From 32 participating schools in the first edition of the challenge in 2013, the third edition attracted 86 student teams from 24 business schools and universities all over the world. Over the three-year period, about 700 students have participated in this competition.

Nespresso started the MBA Challenge in 2013, jointly with its academic research partners the Intelligence Centre for Sustainable Markets (CIMS) and leading Latin American Business School INCAE, as a way to further expand its sustainability engagement, deepen the dialogue with sustainability leaders in the academic community and solicit innovative solutions for real world sustainability issues. Each year the challenge revolves around a different sustainability topic and seeks to engage with future generations of sustainable business leaders. It aims to give the company fresh insight and perspective on how future leaders approach sustainability, but to also give students experience of the sustainability challenges the company faces.

Nespresso has been committed to sustainability for over 20 years. Our MBA Challenge is testament of our commitment to not only finding and developing sustainable solutions for our business, but also to engage with future leaders in defining what meaningful sustainability and shared value creation will look like in the future,” said Jean-Marc Duvoisin, CEO of Nestlé Nespresso.

Nespresso has a long tradition of collaborating with academics for projects, joint research and strategic consultations in regards to its sustainability initiatives.

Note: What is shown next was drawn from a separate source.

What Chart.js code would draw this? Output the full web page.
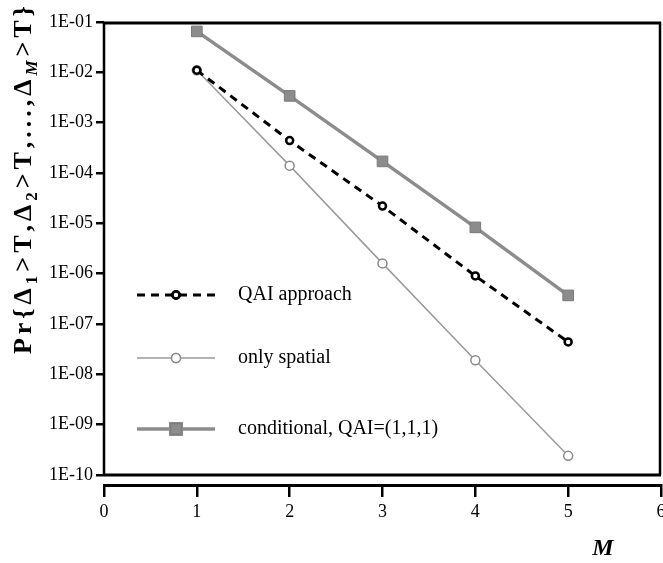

Read about the 2014 Nespresso Sustainability MBA Challenge here

Read about the 2013 Nespresso Sustainability MBA Challenge here


What is circular economy?

Traditional economy is based on a “take – create – consume and dispose” model. The circular economy means re-using, repairing, refurbishing and recycling existing materials, and turning ‘waste’ into resources again. Better eco-design, waste prevention and reuse can bring net savings while also reducing greenhouse gas emissions.